One of the highlights of Brown's visit is a speech he will make Monday morning on the reform of international institutions that is expected to stir New Delhi's flagging campaign for a place in an expanded UN Security Council.
The fact that Brown, who comes here accompanied by Britain's top corporate and academic figures, has chosen New Delhi to make this vision statement underscores Britain's strong belief in India's role as a power in an evolving multi-polar world.
Leading themes of Indo-British engagement centering on enhanced economic and educational linkages and counter-terrorism will top the agenda when Prime Minister Manmohan Singh meets his British counterpart for the fourth India-Britain summit Monday evening.
Along with old themes, the two leaders will try to explore fresh avenues of cooperation in addressing and managing a raft of global challenges like climate change, nuclear non-proliferation and discuss the politically volatile situation in Pakistan and the dangers of increased Talibanisation of Afghanistan.

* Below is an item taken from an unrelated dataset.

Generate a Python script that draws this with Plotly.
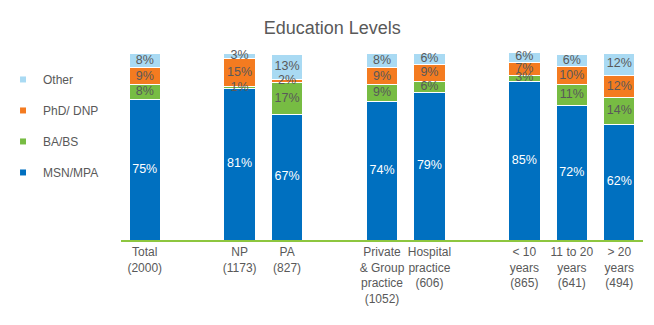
import plotly.graph_objects as go

# Category slots (empty slots separate groups)
positions = [0, 2, 3, 5, 6, 8, 9, 10]
tick_labels = [
    "Total<br>(2000)",
    "NP<br>(1173)",
    "PA<br>(827)",
    "Private<br>&amp; Group<br>practice<br>(1052)",
    "Hospital<br>practice<br>(606)",
    "&lt; 10<br>years<br>(865)",
    "11 to 20<br>years<br>(641)",
    "&gt; 20<br>years<br>(494)",
]

msn_mpa = [75, 81, 67, 74, 79, 85, 72, 62]
ba_bs = [8, 1, 17, 9, 6, 3, 11, 14]
phd_dnp = [9, 15, 2, 9, 9, 7, 10, 12]
other = [8, 3, 13, 8, 6, 6, 6, 12]

series = [
    ("MSN/MPA", msn_mpa, "#0070C0", "white"),
    ("BA/BS", ba_bs, "#77BC43", "#595959"),
    ("PhD/ DNP", phd_dnp, "#F47B20", "#595959"),
    ("Other", other, "#A9DAF3", "#595959"),
]

FONT = "Arial, Liberation Sans, sans-serif"
fig = go.Figure()
for name, vals, color, tcolor in series:
    fig.add_trace(go.Bar(
        x=positions, y=[v / 100 for v in vals],
        name=name, showlegend=False,
        marker=dict(color=color, line=dict(color="white", width=1)),
        width=0.66,
        hoverinfo="skip",
    ))

# segment labels at the middle of each stacked segment (drawn above all bars)
base = [0.0] * len(positions)
for name, vals, color, tcolor in series:
    mids = [b + v / 200 for b, v in zip(base, vals)]
    fig.add_trace(go.Scatter(
        x=positions, y=mids, mode="text", showlegend=False,
        text=[f"{v}%" for v in vals],
        textposition="middle center",
        textfont=dict(color=tcolor, size=12.5, family=FONT),
        cliponaxis=False, hoverinfo="skip",
    ))
    base = [b + v / 100 for b, v in zip(base, vals)]

# legend entries with small square markers (top-to-bottom: Other ... MSN/MPA)
for name, vals, color, tcolor in reversed(series):
    fig.add_trace(go.Scatter(
        x=[None], y=[None], mode="markers", name=name,
        legendgroup=name,
        marker=dict(symbol="square", size=6, color=color),
    ))

fig.update_layout(
    width=654, height=325,
    barmode="stack",
    paper_bgcolor="white", plot_bgcolor="white",
    margin=dict(l=121, r=11, t=53, b=85, autoexpand=False),
    title=dict(text="Education Levels", x=0.508, xanchor="center",
               y=0.915, yanchor="middle",
               font=dict(size=18, color="#595959", family=FONT)),
    font=dict(family=FONT, color="#595959", size=12),
    showlegend=True,
    legend=dict(x=-0.226, xanchor="left", y=0.936, yanchor="top",
                traceorder="grouped", tracegroupgap=12,
                font=dict(size=12, color="#595959", family=FONT),
                bgcolor="rgba(0,0,0,0)"),
    xaxis=dict(range=[-0.5, 10.5], tickmode="array", tickvals=positions,
               ticktext=tick_labels, showgrid=False, zeroline=False,
               showline=True, linecolor="#8DC63F", linewidth=1.5,
               ticks="", tickfont=dict(size=12, color="#595959", family=FONT)),
    yaxis=dict(range=[0, 1.0], visible=False, showgrid=False),
)

fig.write_html("out.html")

They will also explore the possibility of working together in third countries, British High Commissioner Richard Stagg said ahead of Brown's visit.
As he comes to India after a visit to China, Brown and Manmohan Singh will share their experiences and perspectives on their recent visit to that country and also discuss the prospects of promoting democracy and political reforms in Myanmar where both New Delhi and Beijing have considerable stakes.
The two sides will also hold talks on proactive intelligence sharing to minimize terror attacks at the Commonwealth Games in 2010 in New Delhi and the Olympics in London 2012.
Brown comes to India at a time when New Delhi is close to clinching a safeguards agreement with the International Atomic Energy Agency (IAEA). Brown's reiteration of Britain's support for global civil nuclear cooperation with India will strengthen New Delhi's hands in garnering support of other NSG countries.
With the growing appetite of British universities for forging close linkages with India that is seen as an emerging knowledge power, India and Britain will sign a memorandum of understanding (MoU) on leadership development in the sphere of higher education.
There may be some discordant notes on the issue of proposed British immigration policy that has rung alarm bells in this country, especially among professionals who still see Britain as their preferred destination.
"India will convey its concerns and seek clarifications," an official, who did not wish to be named, said.
Business ties between India and Britain are growing by the minute. Britain is India's fourth largest trading partner with bilateral trade estimated to be over $10 billion. India has emerged as the second largest investor in Britain with more than 50 Indian companies listed on the London Stock Exchange.
Indian companies have invested over $1 billion in India.
Besides business, Brown will be keen to expand cooperation with India in a slew of developmental, education and health-related projects that promise to bring the benefits of diplomacy to ordinary people in India.